The sectarian language that falsely depicts Yemen as a battleground between Shia Muslims and Sunni Muslims is ill informed or intended to mislead people by design about the actual politics and history of Yemen. This type of sectarian language was never used when the House of Saud supported King Mohammed Al-Badr’s Zaidi imamate against the republicans or Ali Abdullah Saleh, who himself is a Zaidi Shiite, against the Houthis.

Hezbollah Secretary-General Hassan Nasrallah is very accurate when he points out that different regional players are turning to Tehran for help, because either Saudi Arabia will not help them or is pushing them in the direction of Iran through its foolish policies. This has been precisely the case for the Houthis. If it was not for the flawed policies of the US and Saudi Arabia, the Houthis would never have turned to Iran in the first place.
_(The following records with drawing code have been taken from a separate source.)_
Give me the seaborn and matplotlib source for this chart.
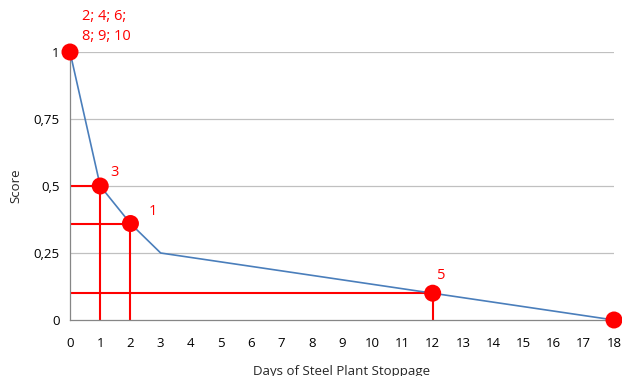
import pandas as pd
import matplotlib
matplotlib.use("Agg")
import matplotlib.pyplot as plt
import seaborn as sns

# Score curve
curve_days = [0, 1, 2, 3, 18]
curve_score = [1, 0.5, 0.36, 0.25, 0]

# Labelled points
point_days = [0, 1, 2, 12, 18]
point_score = [1, 0.5, 0.36, 0.1, 0]
point_labels = ["2; 4; 6;\n8; 9; 10", "3", "1", "5", "7"]

# Points with red guide lines
guide_days = [1, 2, 12]
guide_score = [0.5, 0.36, 0.1]

x_ticks = list(range(0, 19))
y_ticks = [0, 0.25, 0.5, 0.75, 1]
y_tick_labels = ["0", "0,25", "0,5", "0,75", "1"]

sns.set_style("white")
plt.rcParams["font.family"] = ["Open Sans", "DejaVu Sans"]

curve = pd.DataFrame({"days": curve_days, "score": curve_score})
points = pd.DataFrame({"days": point_days, "score": point_score})

fig = plt.figure(figsize=(6.22, 3.76), dpi=100)
ax = fig.add_axes([70 / 622, 56 / 376, 544 / 622, 268 / 376])

# grid
for y in y_ticks[1:]:
    ax.axhline(y, color="#c0c0c0", lw=0.9, zorder=0)

# red guide lines
ax.hlines(guide_score, 0, guide_days, color="#ff0000", lw=1.5, zorder=2)
ax.vlines(guide_days, 0, guide_score, color="#ff0000", lw=1.5, zorder=2)

sns.lineplot(data=curve, x="days", y="score", color="#4a7ebb", lw=1.2,
             ax=ax, zorder=3)
sns.scatterplot(data=points, x="days", y="score", color="#ff0000", s=150,
                edgecolor="none", ax=ax, zorder=4, clip_on=False)

offsets = [(9, 6), (7, 4), (13, 3), (3, 7), (5, 7)]
for d, s, lab, off in zip(point_days, point_score, point_labels, offsets):
    ax.annotate(lab, (d, s), xytext=off, textcoords="offset points",
                color="#ff0000", fontsize=10.5, ha="left", va="bottom",
                linespacing=1.45, annotation_clip=False)

ax.set_xlim(0, 18)
ax.set_ylim(0, 1)
ax.set_xticks(x_ticks)
ax.set_yticks(y_ticks)
ax.set_yticklabels(y_tick_labels)
ax.tick_params(axis="both", labelsize=9.5, colors="#000000", length=4,
               width=0.8, color="#868686", direction="out")
ax.tick_params(axis="x", pad=8)

for side in ["top", "right"]:
    ax.spines[side].set_visible(False)
for side in ["left", "bottom"]:
    ax.spines[side].set_color("#868686")
    ax.spines[side].set_linewidth(0.9)

ax.set_xlabel("Days of Steel Plant Stoppage", fontsize=9.5, labelpad=11)
ax.set_ylabel("Score", fontsize=9.5, labelpad=8)

fig.savefig("out.png", dpi=100)
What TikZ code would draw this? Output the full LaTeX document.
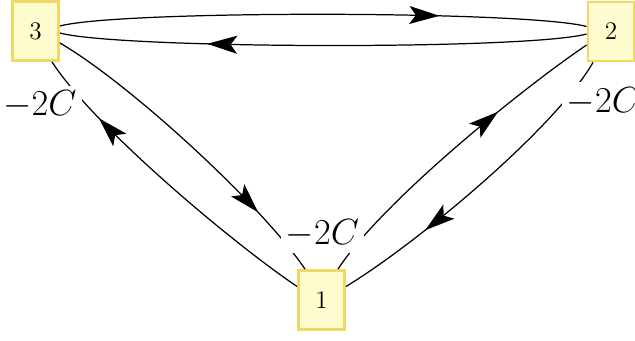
\documentclass[tikz,border=0pt]{standalone}
\usetikzlibrary{arrows.meta,decorations.markings}
\definecolor{statefill}{HTML}{FFFDCF}
\definecolor{stateline}{HTML}{F0D864}

\begin{document}
\begin{tikzpicture}[
  state/.style={draw=stateline, line width=1.6pt, fill=statefill, minimum width=0.92cm,
                minimum height=1.18cm, inner sep=0pt, font=\Large},
  rate/.style={fill=white, inner sep=3pt, font=\huge},
  edge/.style={line width=0.7pt, postaction={decorate, decoration={markings,
               mark=at position #1 with {\arrow{Stealth[length=6mm,width=3.6mm,inset=1.3mm]}}}}},
  edge/.default=0.72
]
\useasboundingbox (0,0) rectangle (12.7,-6.8);
% states
\node[state] (s3) at (0.71,-0.62) {3};
\node[state] (s2) at (12.22,-0.63) {2};
\node[state] (s1) at (6.43,-6.0) {1};

% top pair
\draw[edge] ([yshift=0.1cm]s3.east) to[out=15,in=165,looseness=0.3] ([yshift=0.1cm]s2.west);
\draw[edge] ([yshift=-0.05cm]s2.west) to[out=195,in=-15,looseness=0.3] ([yshift=-0.04cm]s3.east);
% left pair
\draw[edge=0.78] ([yshift=-0.24cm]s3.east) to[out=-30,in=124,looseness=0.6] ([xshift=-0.33cm]s1.north);
\draw[edge=0.78] ([yshift=0.27cm]s1.west) to[out=146,in=-57,looseness=0.6] ([xshift=0.33cm]s3.south);
% right pair
\draw[edge=0.67] ([xshift=0.33cm]s1.north) to[out=57,in=-146,looseness=0.6] ([yshift=-0.27cm]s2.west);
\draw[edge=0.71] ([xshift=-0.36cm]s2.south) to[out=-120,in=31,looseness=0.6] ([yshift=0.27cm]s1.east);

% rates, on top of the edges
\node[rate] (r3) at (0.8,-2.1) {$-2C$};
\node[rate] (r2) at (12.07,-2.03) {$-2C$};
\node[rate] (r1) at (6.45,-4.68) {$-2C$};
\end{tikzpicture}
\end{document}
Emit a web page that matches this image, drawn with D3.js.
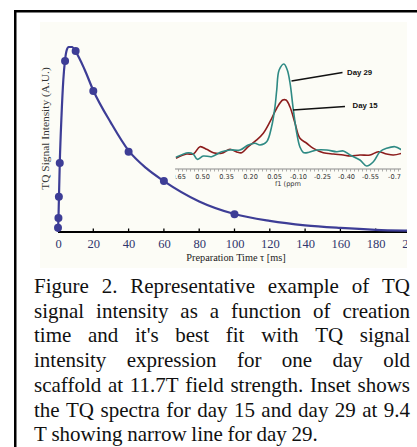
<!DOCTYPE html>
<html><head><meta charset="utf-8">
<script src="https://cdn.jsdelivr.net/npm/d3@7"></script>
<style>html,body{margin:0;padding:0;background:#fff;}svg{display:block;}</style>
</head><body>
<svg id="c" width="417" height="447"></svg>
<script>
// ---- main data: TQ signal vs preparation time ----
const pointTimes  = [0, 0.25, 0.5, 1, 4, 10, 20, 40, 60, 100];
const pointValues = [0.023, 0.076, 0.19, 0.373, 0.924, 0.978, 0.762, 0.434, 0.276, 0.096];
const fitTimes  = [0, 0.25, 0.5, 1, 2, 3, 4, 5, 6, 8, 10, 15, 20, 30, 40, 50, 60, 80, 100, 120, 140, 160, 180, 200, 205];
const fitValues = [0, 0.07, 0.17, 0.37, 0.63, 0.82, 0.93, 0.985, 1.0, 1.0, 0.975, 0.88, 0.765, 0.59, 0.44, 0.345, 0.275, 0.165, 0.097, 0.06, 0.036, 0.022, 0.012, 0.007, 0.006];
const xTicks = [0, 20, 40, 60, 80, 100, 120, 140, 160, 180, 200];
// ---- inset spectra ----
const day29Ppm = [0.666,0.589,0.558,0.533,0.495,0.443,0.380,0.328,0.266,0.214,0.172,0.141,0.099,0.068,0.047,0.036,0.021,-0.009,-0.030,-0.047,-0.068,-0.089,-0.109,-0.130,-0.161,-0.214,-0.276,-0.339,-0.380,-0.422,-0.484,-0.526,-0.568,-0.609,-0.651,-0.703,-0.745];
const day29Val = [0.106,0.148,0.136,0.088,0.118,0.112,0.157,0.173,0.173,0.218,0.234,0.218,0.248,0.385,0.566,0.718,0.900,0.955,0.900,0.782,0.536,0.327,0.200,0.150,0.150,0.173,0.173,0.157,0.164,0.127,0.082,0.027,0.066,0.157,0.188,0.203,0.173];
const day15Ppm = [0.666,0.599,0.557,0.516,0.474,0.432,0.380,0.328,0.286,0.255,0.214,0.161,0.120,0.078,0.036,-0.001,-0.022,-0.047,-0.078,-0.109,-0.151,-0.193,-0.255,-0.318,-0.380,-0.422,-0.484,-0.547,-0.599,-0.651,-0.693,-0.745];
const day15Val = [0.097,0.136,0.136,0.203,0.179,0.148,0.143,0.179,0.155,0.148,0.203,0.264,0.325,0.430,0.552,0.627,0.627,0.564,0.418,0.279,0.234,0.188,0.148,0.136,0.127,0.118,0.127,0.127,0.157,0.136,0.127,0.143];
const insetTicks = [0.65, 0.50, 0.35, 0.20, 0.05, -0.10, -0.25, -0.40, -0.55, -0.70];
const insetTickLabels = ["0.65","0.50","0.35","0.20","0.05","-0.10","-0.25","-0.40","-0.55","-0.7"];
const seriesNames = ["Day 29", "Day 15"];
const captionLines = [
  "Figure 2. Representative example of TQ",
  "signal intensity as a function of creation",
  "time and it's best fit with TQ signal",
  "intensity expression for one day old",
  "scaffold at 11.7T field strength. Inset shows",
  "the TQ spectra for day 15 and day 29 at 9.4",
  "T showing narrow line for day 29."
];

const svg = d3.select("#c");
const blue = "#3d3d96", teal = "#2e8a84", red = "#8c1d1d";
const defs = svg.append("defs");

// frame
svg.append("rect").attr("x", 15.25).attr("y", 11.25).attr("width", 440).attr("height", 460)
  .attr("fill", "#fff").attr("stroke", "#000").attr("stroke-width", 2.5);

// chart image region (clipped at its right edge like the reference)
defs.append("clipPath").attr("id", "mclip")
  .append("rect").attr("x", 40).attr("y", 20).attr("width", 367).attr("height", 250);
const chart = svg.append("g").attr("clip-path", "url(#mclip)");
chart.append("rect").attr("x", 40).attr("y", 22).attr("width", 367).attr("height", 246).attr("fill", "#fcfcf6");

const x = d3.scaleLinear().domain([0, 200]).range([58, 411]);
const y = d3.scaleLinear().domain([0, 1]).range([232, 47]);

// x axis
const xAxis = d3.axisBottom(x).tickValues(xTicks).tickSize(0).tickPadding(7).tickFormat(d3.format("d"));
const gx = chart.append("g").attr("transform", "translate(0,232)").call(xAxis);
gx.select(".domain").remove();
gx.selectAll("text").attr("font-family", "Liberation Serif").attr("font-size", 12.5).attr("fill", "#2f356d");
chart.append("line").attr("x1", x(0)).attr("x2", 410).attr("y1", 232).attr("y2", 232).attr("stroke", "#000").attr("stroke-width", 2);
chart.append("g").selectAll("line").data(xTicks).join("line")
  .attr("x1", d => x(d)).attr("x2", d => x(d)).attr("y1", 232).attr("y2", 228.5)
  .attr("stroke", "#000").attr("stroke-width", 1.3);

// fit curve
const fitData = fitTimes.map((t, i) => [t, fitValues[i]]);
chart.append("path").datum(fitData)
  .attr("d", d3.line().x(d => x(d[0])).y(d => y(d[1])).curve(d3.curveMonotoneX))
  .attr("fill", "none").attr("stroke", blue).attr("stroke-width", 2.2);
// points
chart.append("g").selectAll("circle").data(pointTimes.map((t, i) => [t, pointValues[i]])).join("circle")
  .attr("cx", d => x(d[0])).attr("cy", d => y(d[1])).attr("r", 4).attr("fill", blue);

// axis titles
chart.append("text").attr("x", 236).attr("y", 261).attr("text-anchor", "middle")
  .attr("font-family", "Liberation Serif").attr("font-size", 10.3).attr("fill", "#222")
  .text("Preparation Time \u03c4 [ms]");
chart.append("text").attr("transform", "translate(48.5,128.5) rotate(-90)").attr("text-anchor", "middle")
  .attr("font-family", "Liberation Serif").attr("font-size", 11.4).attr("fill", "#333")
  .text("TQ Signal Intensity (A.U.)");

// ---- inset ----
const xs = d3.scaleLinear().domain([0.05, -0.10]).range([274.5, 298.5]);
const ys = d3.scaleLinear().domain([0, 1]).range([169, 59]);
defs.append("clipPath").attr("id", "iclip")
  .append("rect").attr("x", 175).attr("y", 40).attr("width", 226).attr("height", 160);
const ig = svg.append("g").attr("clip-path", "url(#iclip)");
ig.append("line").attr("x1", 170).attr("x2", 401).attr("y1", 169).attr("y2", 169).attr("stroke", "#8a8a8a").attr("stroke-width", 1);
const minor = d3.range(0.70, -0.76, -0.025);
ig.append("g").selectAll("line").data(minor).join("line")
  .attr("x1", d => xs(d)).attr("x2", d => xs(d)).attr("y1", 169).attr("y2", 171.5)
  .attr("stroke", "#9a9a9a").attr("stroke-width", 0.8);
ig.append("g").selectAll("text").data(insetTicks).join("text")
  .attr("x", d => xs(d)).attr("y", 179).attr("text-anchor", "middle")
  .attr("font-family", "DejaVu Sans").attr("font-size", 6.6).attr("fill", "#333")
  .text((d, i) => insetTickLabels[i]);
ig.append("text").attr("x", 288).attr("y", 186).attr("text-anchor", "middle")
  .attr("font-family", "DejaVu Sans").attr("font-size", 6.6).attr("fill", "#333").text("f1 (ppm");
const sline = d3.line().x(d => xs(d[0])).y(d => ys(d[1])).curve(d3.curveCatmullRom.alpha(0.5));
ig.append("path").datum(day15Ppm.map((p, i) => [p, day15Val[i]])).attr("d", sline)
  .attr("fill", "none").attr("stroke", red).attr("stroke-width", 1.6);
ig.append("path").datum(day29Ppm.map((p, i) => [p, day29Val[i]])).attr("d", sline)
  .attr("fill", "none").attr("stroke", teal).attr("stroke-width", 1.6);

// labels with leader lines
svg.append("line").attr("x1", 291.5).attr("y1", 81).attr("x2", 342.5).attr("y2", 72.5).attr("stroke", "#111").attr("stroke-width", 1.4);
svg.append("line").attr("x1", 293).attr("y1", 110).attr("x2", 345).attr("y2", 106.5).attr("stroke", "#111").attr("stroke-width", 1.4);
svg.append("text").attr("x", 347).attr("y", 74.5).attr("font-family", "Liberation Sans").attr("font-weight", "bold")
  .attr("font-size", 7.8).attr("fill", "#111").text(seriesNames[0]);
svg.append("text").attr("x", 352.5).attr("y", 108).attr("font-family", "Liberation Sans").attr("font-weight", "bold")
  .attr("font-size", 7.8).attr("fill", "#111").text(seriesNames[1]);

// ---- caption (justified) ----
const capLeft = 34, capRight = 410, capBase = 293, capStep = 24.7;
captionLines.forEach((line, li) => {
  const words = line.split(" ");
  const g = svg.append("g");
  const nodes = words.map(w => g.append("text").attr("y", capBase + li * capStep)
    .attr("font-family", "Liberation Serif").attr("font-size", 21).attr("fill", "#111").text(w));
  const widths = nodes.map(n => n.node().getComputedTextLength());
  const total = widths.reduce((a, b) => a + b, 0);
  const last = li === captionLines.length - 1;
  const gap = last ? 4.6 : (capRight - capLeft - total) / (words.length - 1);
  let cx = capLeft;
  nodes.forEach((n, i) => { n.attr("x", cx); cx += widths[i] + gap; });
});
</script>
</body></html>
The Houthis also sent delegations to Moscow and Beijing to overcome US and Saudi efforts to isolate and weaken them internationally.

Will Yemen become Saudi Arabia’s Vietnam?

Historically, foreign intervention in Yemen has largely proven to be a disaster. Yemeni terrain is rugged and the elevated interior topography is perfect for guerilla warfare. Gamal Abdel Nasser’s Egypt lost many soldiers in North Yemen during its civil war, which was a major liability for Cairo.

When Ibn Saud was conquering Arabia, he was stopped in Yemen by King Yahya.

In more recent history times, when Saudi Arabia invaded Yemen to fight the Houthis in 2009 and 2010, it was effectively defeated again in Yemen. The Houthis even ended up capturing towns inside Saudi Arabia.

Ground operations will not be a walk in the park for Saudi Arabia. Any invasion and occupation of Yemen will prove to be a disaster for the Kingdom. There are also complex tribal links between southern Saudi Arabia and Yemen. In the chaos a Pandora’s Box could be ignited that would result in rebellions inside the Kingdom itself.

The House of Saud seems to be cognizant of the dangers. This may be why it is pushing Pakistan and Egypt to send their troops.

Someone should tell the House of Saud that according to the Chinese general Sun Tzu, “The best war is the one that never has to be fought.”